The exterior of this building is in Canberra – the Brutalist masterpiece, opened in June 1980, designed by Chris Kringas, Feiko Bouman, Hans Marelli and Colin Madigan. Like the Sirius apartments, it doesn’t conceal its essential structure behind misleading façades, but flaunts its concrete walls with honesty and pride. It’s also where the state of New South Wales looks most like a new South Wales – like a modernist reconfiguring of the impregnable fortresses of Caerphilly, Caldicott and Chepstow. And it’s this building, I contend, that is the film’s eponymous ‘Castle’ – its true castle, the criterion by which all of its other castles are measured, and the only structure with the power to legitimise Kerrigan’s fiction that his home is castle-like.

The interior of this building, like that of Sydney Opera House, is in Melbourne. When Kerrigan puts his case before the High Court, he is actually sitting in the Supreme Court of Victoria – designed by Alfred Louis Smith and Arthur Ebden Johnson and built between 1874 and 1884. It is a place of suffocating kitsch: pompous carving and baroque stucco work, with the too-obvious intention of conveying the power of the Crown at the far reach of its empire. Sitch’s implication is clear: like the Sydney Opera House, the Australian High Court doesn’t need an interior at all, only an internal façade, because the power which that court embodies – far from being impregnable – is akin to that of Santa Claus: it doesn’t exist in any meaningful sense; its work is done, and the appearance of its existence is maintained, by grown adults who know full well it’s bullshit.

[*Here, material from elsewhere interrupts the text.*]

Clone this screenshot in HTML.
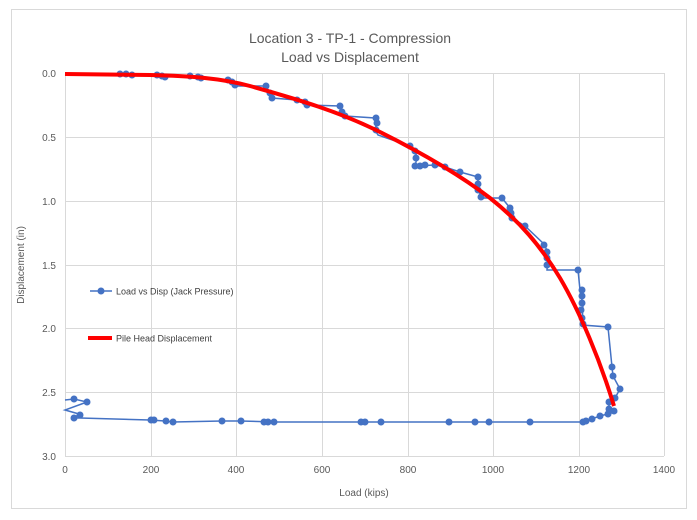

The High Court of Australia in The Castle 

 


About the Author:

Oscar Mardell lives in Auckland, New Zealand, where he teaches English, French and Classical Studies. His poetry and essays have appeared in a variety of publications, including War, Literature & the Arts, The Literary London Journal, 3:AM Magazine, PopMatters, DIAGRAM and Terse. He is the author of Rex Tremendae from Greying Ghost and Housing Haunted Housing from Death of Workers Whilst Building Skyscrapers.